Memory model specifications define **which executions are allowed** when multiple threads interact. They formalize ordering, visibility, and atomicity beyond informal intuition.

- **x86 TSO Formal Models**

- Formalization of store-buffering behavior.
- Guarantees on load-load and store-store ordering.
- Explicit allowance of store-to-load visibility reordering.

- **ARM Memory Model (AArch64)**

- Explicit modeling of weak ordering and propagation delays.
- Acquire/release edges as first-class ordering constructs.
- Litmus-test-based validation of allowed and forbidden outcomes.

- **RISC-V Memory Model (RVWMO)**

- Minimal guarantees by default, explicit ordering by fences.
- Separation between atomicity and ordering.
- Formal treatment of fence scopes and AMO annotations.

- **Language-Level Memory Models (Conceptual Alignment)**

- Mapping of hardware ordering to language constructs (SC, acquire/release, relaxed).
- Distinction between atomicity of a location and visibility across locations.

**Rule:** Reason about concurrency by identifying *forbidden outcomes*, not by assuming intuitive interleavings.

## Compiler and Toolchain Documentation

Compilers are active participants in concurrency. They may reorder, eliminate, or duplicate memory operations unless explicitly constrained.

- **Compiler Memory Models**

- As-if rule: preservation of single-thread semantics only.
- Allowed reordering of non-atomic loads and stores.
- Interaction between compiler barriers and hardware fences.

- **Atomic Code Generation**

- Mapping of language-level atomics to ISA instructions.
- When acquire/release lowers to plain loads/stores vs explicit barriers.
- Use of locked instructions or LL/SC loops for RMW operations.

- **Inline Assembly Constraints**

- Memory clobbers as compiler ordering barriers.
- Difference between preventing compiler motion and enforcing hardware visibility.

- Correct expression of dependencies in inline assembly.

- **Toolchain Guarantees**

- Optimizer assumptions under undefined behavior and data races.
- Effects of link-time optimization on memory ordering.

**Rule:** A hardware fence that the compiler does not understand is not a fence.

## Academic Concurrency Literature

Academic work provides the **formal vocabulary** and proof techniques used to reason about concurrency.

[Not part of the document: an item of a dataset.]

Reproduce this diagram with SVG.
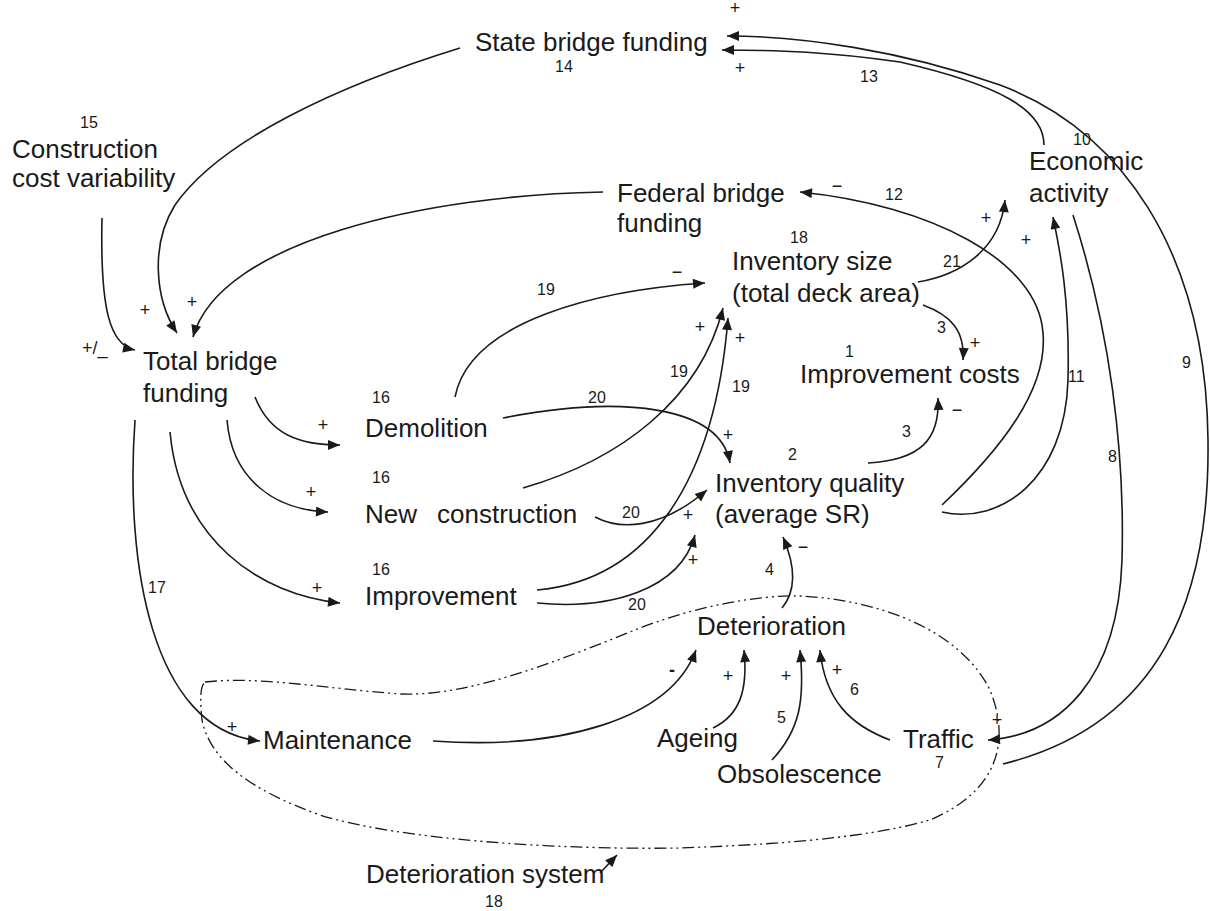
<svg xmlns="http://www.w3.org/2000/svg" width="1210" height="911" viewBox="0 0 1210 911">
<style>
  .n { font-family: "Liberation Sans", Arial, sans-serif; font-size: 26px; fill: #1a1a1a; }
  .num { font-family: "Liberation Sans", Arial, sans-serif; font-size: 16px; fill: #1a1a1a; }
  .sg { font-family: "Liberation Sans", Arial, sans-serif; font-size: 18px; fill: #1a1a1a; text-anchor: middle; }
  .c { fill: none; stroke: #1a1a1a; stroke-width: 1.6; marker-end: url(#ah); }
  .cn { fill: none; stroke: #1a1a1a; stroke-width: 1.6; }
  .sys { fill: none; stroke: #1a1a1a; stroke-width: 1.3; stroke-dasharray: 12 4 2 4 2 4; }
</style>
<defs>
  <marker id="ah" viewBox="0 0 12 10" refX="12" refY="5" markerWidth="13" markerHeight="10" markerUnits="userSpaceOnUse" orient="auto">
    <path d="M0,0 L12,5 L0,10 z" fill="#1a1a1a"/>
  </marker>
</defs>
<rect width="1210" height="911" fill="#ffffff"/>

<g id="deterioration-system-boundary">
  <path class="sys" d="M205,682 C260,676 320,688 400,694 C470,697 560,660 640,628 C700,605 760,595 800,596 C880,600 960,630 990,690 C1010,740 1000,790 930,820 C860,840 760,845 680,848 C560,850 400,840 320,815 C250,790 210,760 202,720 C200,700 200,686 205,682 Z"/>
</g>

<g id="connectors">
  <!-- 9: Traffic -> State bridge funding -->
  <path class="c" d="M1003,764 C1160,725 1210,600 1208,440 C1206,250 1120,130 1000,85 C900,50 800,36 727,36"/>
  <!-- 13/10: Economic activity -> State bridge funding -->
  <path class="c" d="M1044,145 C1044,110 1000,85 900,62 C830,52 780,50 722,50"/>
  <!-- 8: Economic activity -> Traffic -->
  <path class="c" d="M1073,215 C1110,330 1125,450 1122,560 C1118,680 1060,735 988,740"/>
  <!-- 11: Inventory quality -> Economic activity -->
  <path class="c" d="M942,512 C1000,525 1065,480 1068,380 C1070,300 1060,250 1053,217"/>
  <!-- 12: Inventory quality -> Federal bridge funding -->
  <path class="c" d="M942,505 C1000,450 1048,390 1043,333 C1038,260 930,205 800,192"/>
  <!-- 21: Inventory size -> Economic activity -->
  <path class="c" d="M918,282 C960,275 1000,250 1005,200"/>
  <!-- 3: Inventory size -> Improvement costs -->
  <path class="c" d="M923,305 C950,315 965,330 963,360"/>
  <!-- 3: Inventory quality -> Improvement costs -->
  <path class="c" d="M868,463 C920,460 940,440 938,398"/>
  <!-- 4: Deterioration -> Inventory quality -->
  <path class="c" d="M782,608 C797,590 795,565 783,537"/>
  <!-- Construction cost variability -> Total bridge funding -->
  <path class="c" d="M102,218 C100,310 110,345 135,350"/>
  <!-- State -> Total -->
  <path class="c" d="M460,48 C340,85 220,140 175,205 C150,245 155,300 177,333"/>
  <!-- Federal -> Total -->
  <path class="c" d="M603,192 C430,195 220,240 193,337"/>
  <!-- Total -> Demolition / New / Improvement / Maintenance -->
  <path class="c" d="M255,397 C270,435 300,445 340,445"/>
  <path class="c" d="M227,420 C232,480 275,510 328,512"/>
  <path class="c" d="M170,432 C180,540 260,595 340,603"/>
  <path class="c" d="M135,420 C125,560 150,730 260,741"/>
  <!-- 19/20 -->
  <path class="c" d="M455,397 C470,320 600,290 705,283"/>
  <path class="c" d="M503,418 C620,395 720,405 730,463"/>
  <path class="c" d="M523,488 C620,460 700,400 723,308"/>
  <path class="c" d="M595,517 C620,530 660,530 707,490"/>
  <path class="c" d="M537,590 C650,580 715,480 728,318"/>
  <path class="c" d="M537,603 C610,610 680,590 695,535"/>
  <!-- into Deterioration -->
  <path class="c" d="M433,741 C560,750 670,720 696,650"/>
  <path class="c" d="M713,728 C740,715 748,690 744,650"/>
  <path class="c" d="M772,760 C800,730 805,700 800,650"/>
  <path class="c" d="M890,740 C850,725 825,700 820,650"/>
  <!-- Deterioration system pointer -->
  <path class="c" d="M600,873 L617,855"/>

  <!-- polarity signs -->
  <text class="sg" x="735" y="14">+</text>
  <text class="sg" x="740" y="74">+</text>
  <text class="sg" x="145" y="316">+</text>
  <text class="sg" x="192" y="308">+</text>
  <text class="sg" x="82" y="354" style="text-anchor:start">+/_</text>
  <text class="sg" x="323" y="431">+</text>
  <text class="sg" x="311" y="498">+</text>
  <text class="sg" x="317" y="594">+</text>
  <text class="sg" x="232" y="733">+</text>
  <text class="sg" x="700" y="333">+</text>
  <text class="sg" x="740" y="344">+</text>
  <text class="sg" x="728" y="441">+</text>
  <text class="sg" x="688" y="521">+</text>
  <text class="sg" x="693" y="566">+</text>
  <text class="sg" x="975" y="349">+</text>
  <text class="sg" x="986" y="224">+</text>
  <text class="sg" x="1026" y="246">+</text>
  <text class="sg" x="997" y="726">+</text>
  <text class="sg" x="728" y="682">+</text>
  <text class="sg" x="786" y="682">+</text>
  <text class="sg" x="837" y="676">+</text>
  <text class="sg" x="837" y="192">−</text>
  <text class="sg" x="677" y="278">−</text>
  <text class="sg" x="957" y="416">−</text>
  <text class="sg" x="803" y="553">−</text>
  <text class="sg" x="672" y="676" font-weight="bold">-</text>

  <!-- link numbers -->
  <text class="num" x="860" y="82">13</text>
  <text class="num" x="1073" y="145">10</text>
  <text class="num" x="885" y="200">12</text>
  <text class="num" x="943" y="267">21</text>
  <text class="num" x="937" y="333">3</text>
  <text class="num" x="902" y="437">3</text>
  <text class="num" x="765" y="575">4</text>
  <text class="num" x="537" y="295">19</text>
  <text class="num" x="670" y="377">19</text>
  <text class="num" x="732" y="392">19</text>
  <text class="num" x="588" y="403">20</text>
  <text class="num" x="622" y="518">20</text>
  <text class="num" x="628" y="610">20</text>
  <text class="num" x="1068" y="382">11</text>
  <text class="num" x="1108" y="462">8</text>
  <text class="num" x="1182" y="368">9</text>
  <text class="num" x="148" y="593">17</text>
  <text class="num" x="777" y="723">5</text>
  <text class="num" x="850" y="695">6</text>
</g>

<g id="state-bridge-funding">
  <text class="n" x="475" y="51">State bridge funding</text>
  <text class="num" x="555" y="72">14</text>
</g>
<g id="construction-cost-variability">
  <text class="num" x="80" y="128">15</text>
  <text class="n" x="12" y="158">Construction</text>
  <text class="n" x="12" y="187">cost variability</text>
</g>
<g id="federal-bridge-funding">
  <text class="n" x="617" y="202">Federal bridge</text>
  <text class="n" x="617" y="232">funding</text>
</g>
<g id="economic-activity">
  <text class="n" x="1029" y="170">Economic</text>
  <text class="n" x="1029" y="202">activity</text>
</g>
<g id="inventory-size">
  <text class="num" x="790" y="243">18</text>
  <text class="n" x="732" y="270">Inventory size</text>
  <text class="n" x="732" y="302">(total deck area)</text>
</g>
<g id="improvement-costs">
  <text class="num" x="845" y="357">1</text>
  <text class="n" x="800" y="383">Improvement costs</text>
</g>
<g id="total-bridge-funding">
  <text class="n" x="143" y="370">Total bridge</text>
  <text class="n" x="143" y="402">funding</text>
</g>
<g id="demolition">
  <text class="num" x="372" y="403">16</text>
  <text class="n" x="365" y="437">Demolition</text>
</g>
<g id="new-construction">
  <text class="num" x="372" y="483">16</text>
  <text class="n" x="365" y="523">New<tspan x="437">construction</tspan></text>
</g>
<g id="improvement">
  <text class="num" x="372" y="575">16</text>
  <text class="n" x="365" y="605">Improvement</text>
</g>
<g id="inventory-quality">
  <text class="num" x="788" y="460">2</text>
  <text class="n" x="715" y="492">Inventory quality</text>
  <text class="n" x="715" y="523">(average SR)</text>
</g>
<g id="deterioration">
  <text class="n" x="697" y="635">Deterioration</text>
</g>
<g id="maintenance">
  <text class="n" x="263" y="749">Maintenance</text>
</g>
<g id="ageing">
  <text class="n" x="657" y="747">Ageing</text>
</g>
<g id="obsolescence">
  <text class="n" x="717" y="783">Obsolescence</text>
</g>
<g id="traffic">
  <text class="n" x="903" y="748">Traffic</text>
  <text class="num" x="935" y="768">7</text>
</g>
<g id="deterioration-system">
  <text class="n" x="366" y="883">Deterioration system</text>
  <text class="num" x="485" y="907">18</text>
</g>
</svg>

Much of what is considered “folklore” today originated here.

- **Formal Memory Models**

- Axiomatic and operational models for weak memory.
- Litmus tests as minimal counterexamples.
- Happens-before and synchronization relations.

- **Lock-Free and Wait-Free Algorithms**

- Definitions of progress guarantees and liveness.
- CAS- and LL/SC-based algorithm construction.
- Starvation, livelock, and contention analysis.

- **ABA and Memory Reclamation**

- Hazard pointers, epoch-based reclamation, reference counting.
- Proof obligations for safe reclamation under concurrency.

- **Performance and Scalability Studies**

- False sharing and cache-line contention analysis.
- Impact of fences and atomic hot spots on throughput.
- Empirical studies on real multicore systems.

**Rule:** If an algorithm has no proof or formal argument, it is an experiment—not a guarantee.